EXERCISE AIM »
Your task is to retype, word for word, the lines from the start of the data through the line holding "plt.rcParams['mathtext.bf'] = 'Liberation". Do not include the pictures.
— START OF RECORDED DATA —
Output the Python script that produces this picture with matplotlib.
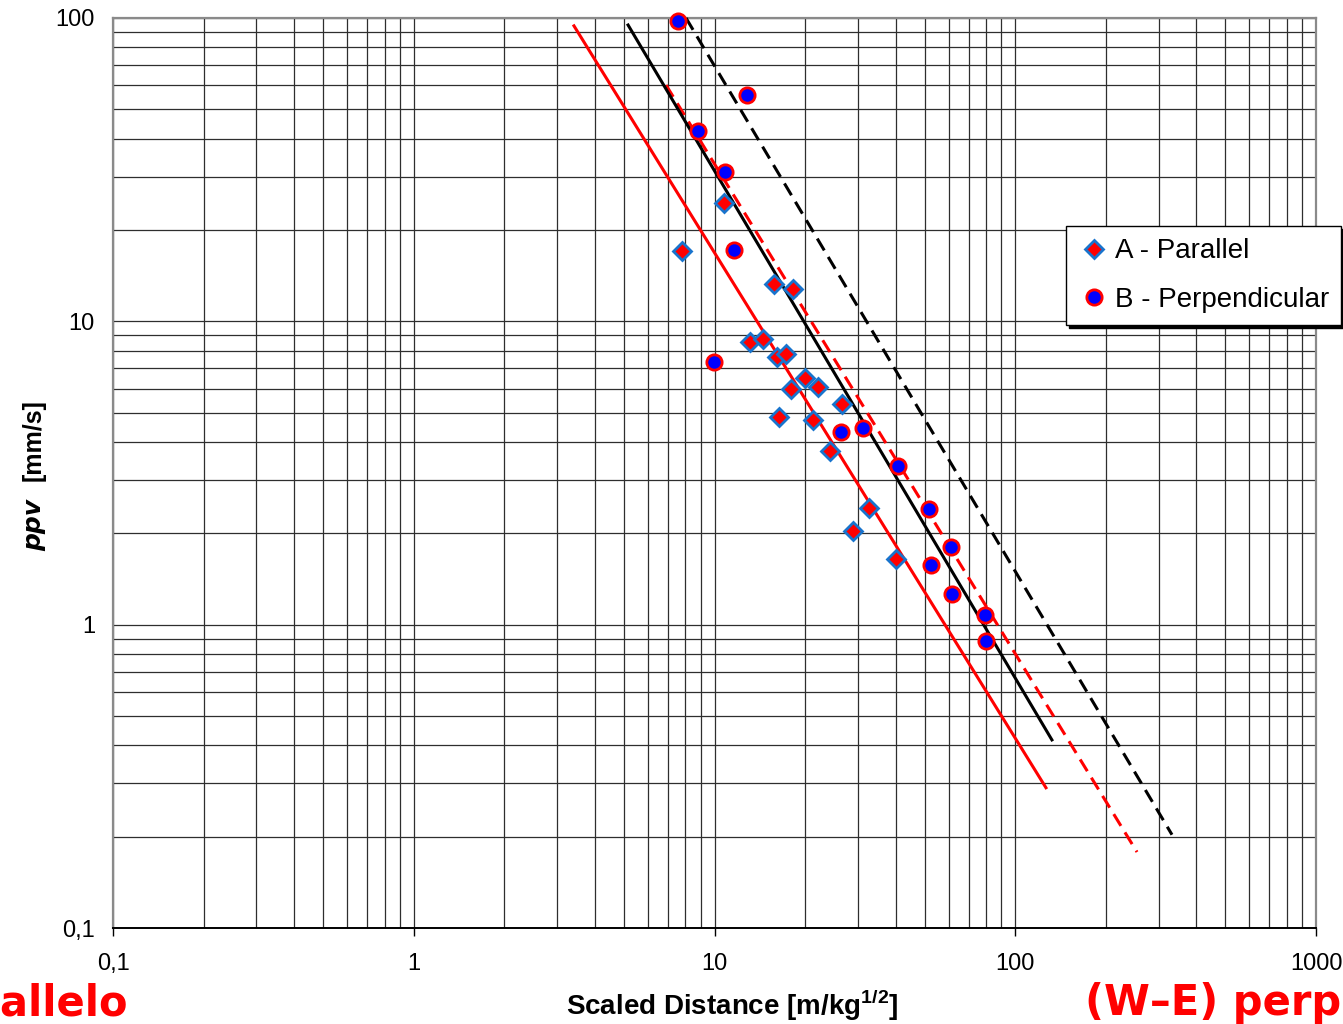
import matplotlib
matplotlib.use("Agg")
import matplotlib.pyplot as plt
from matplotlib.ticker import FixedLocator, FixedFormatter, LogLocator, NullFormatter

plt.rcParams['font.family'] = ['Liberation Sans', 'DejaVu Sans']
plt.rcParams['mathtext.fontset'] = 'custom'
plt.rcParams['mathtext.rm'] = 'Liberation Sans'
plt.rcParams['mathtext.bf'] = 'Liberation Sans:bold'

# --- data ---
# A - Parallel (diamonds)
sd_A = [7.82, 10.78, 15.8, 18.2, 13.1, 14.5, 16.1, 17.3, 20.0, 18.0,
        22.1, 26.5, 16.4, 21.3, 24.3, 32.7, 28.9, 40.0]
ppv_A = [17.1, 24.5, 13.3, 12.8, 8.57, 8.73, 7.65, 7.80, 6.49, 5.98,
         6.09, 5.34, 4.85, 4.73, 3.75, 2.42, 2.03, 1.65]

# B - Perpendicular (circles)
sd_B = [7.56, 12.8, 8.81, 10.8, 11.6, 9.96, 26.3, 31.2, 40.7, 51.7,
        61.1, 52.5, 61.6, 79.3, 79.9]
ppv_B = [97.8, 55.7, 42.4, 31.1, 17.2, 7.35, 4.32, 4.45, 3.33, 2.41,
         1.80, 1.57, 1.26, 1.08, 0.883]

# fitted attenuation laws (end points)
fit_black_sd = [5.16, 132.4]
fit_black_ppv = [94.8, 0.417]
fit_black_dash_sd = [8.04, 332.0]
fit_black_dash_ppv = [100.0, 0.203]
fit_red_sd = [3.41, 126.5]
fit_red_ppv = [94.2, 0.290]
fit_red_dash_sd = [6.90, 254.0]
fit_red_dash_ppv = [60.1, 0.178]

xticks = [0.1, 1, 10, 100, 1000]
xtick_labels = ['0,1', '1', '10', '100', '1000']
yticks = [0.1, 1, 10, 100]
ytick_labels = ['0,1', '1', '10', '100']

fig = plt.figure(figsize=(13.43, 10.24), dpi=100)
ax = fig.add_axes([113/1343, 1 - 928/1024, (1316-113)/1343, (928-18)/1024])
ax.set_xscale('log')
ax.set_yscale('log')
ax.set_xlim(0.1, 1000)
ax.set_ylim(0.1, 100)

### grid
ax.xaxis.set_major_locator(FixedLocator(xticks))
ax.xaxis.set_major_formatter(FixedFormatter(xtick_labels))
ax.yaxis.set_major_locator(FixedLocator(yticks))
ax.yaxis.set_major_formatter(FixedFormatter(ytick_labels))
for axis in (ax.xaxis, ax.yaxis):
    axis.set_minor_locator(LogLocator(base=10, subs=range(2, 10)))
    axis.set_minor_formatter(NullFormatter())
ax.set_axisbelow(True)
ax.grid(True, which='both', color='#2e2e2e', linewidth=0.9)

ax.tick_params(axis='x', which='major', length=6, width=1, direction='out',
               pad=12, labelsize=17)
ax.tick_params(axis='x', which='minor', length=0)
ax.tick_params(axis='y', which='both', length=0, pad=13, labelsize=17)

for s in ('left', 'top', 'right'):
    ax.spines[s].set_color('#8a8a8a')
    ax.spines[s].set_linewidth(1.6)
ax.spines['bottom'].set_color('black')
ax.spines['bottom'].set_linewidth(1.4)

### fit lines
ax.plot(fit_red_sd, fit_red_ppv, color='red', lw=2.2, zorder=3)
ax.plot(fit_red_dash_sd, fit_red_dash_ppv, color='red', lw=2.2,
        dashes=(4.5, 2.5), zorder=3)
ax.plot(fit_black_sd, fit_black_ppv, color='black', lw=2.2, zorder=3)
ax.plot(fit_black_dash_sd, fit_black_dash_ppv, color='black', lw=2.2,
        dashes=(4.5, 2.5), zorder=3, clip_on=False)

### points
ax.plot(sd_A, ppv_A, ls='none', marker='D', ms=9.5, mfc='red',
        mec='#1874CD', mew=2, zorder=4, clip_on=False, label='A - Parallel')
ax.plot(sd_B, ppv_B, ls='none', marker='o', ms=11, mfc='#0000FF',
        mec='red', mew=2, zorder=5, clip_on=False, label='B - Perpendicular')

leg = ax.legend(loc='upper left', bbox_to_anchor=(1066/1343, 1 - 226/1024),
                bbox_transform=fig.transFigure, fontsize=20, frameon=True,
                fancybox=False, shadow={'color': 'black', 'alpha': 1},
                borderpad=0.45, handlelength=1.1, handletextpad=0.2,
                labelspacing=0.8, borderaxespad=0)
leg.get_frame().set_edgecolor('black')
leg.get_frame().set_linewidth(1.0)
leg.get_frame().set_alpha(1)

### axis labels
fig.text(732/1343, 1 - 1015/1024, r'Scaled Distance [m/kg$^{\mathbf{1/2}}$]',
         ha='center', va='baseline', fontsize=20, fontweight='bold')
fig.text(34/1343, 1 - 525/1024, 'ppv', rotation=90, ha='center', va='center',
         fontsize=18, fontweight='bold', fontstyle='italic',
         family=['DejaVu Sans'])
fig.text(34/1343, 1 - 440/1024, '[mm/s]', rotation=90, ha='center',
         va='center', fontsize=18, fontweight='bold')

### bits of the surrounding slide text, cut at the edges
fig.text(128/1343, 1 - 1015/1024, 'Parallelo', ha='right', va='baseline',
         color='red', fontsize=30, fontweight='bold', family=['DejaVu Sans'])
fig.text(1085/1343, 1 - 1015/1024, '(W\u2013E) perpendicolare', ha='left',
         va='baseline', color='red', fontsize=30, fontweight='bold',
         family=['DejaVu Sans'])

fig.savefig('out.png', dpi=100)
— END OF RECORDED DATA —
EXERCISE SOLUTION »
Output the Python script that produces this picture with matplotlib.
import matplotlib
matplotlib.use("Agg")
import matplotlib.pyplot as plt
from matplotlib.ticker import FixedLocator, FixedFormatter, LogLocator, NullFormatter

plt.rcParams['font.family'] = ['Liberation Sans', 'DejaVu Sans']
plt.rcParams['mathtext.fontset'] = 'custom'
plt.rcParams['mathtext.rm'] = 'Liberation Sans'
plt.rcParams['mathtext.bf'] = 'Liberation Sans:bold'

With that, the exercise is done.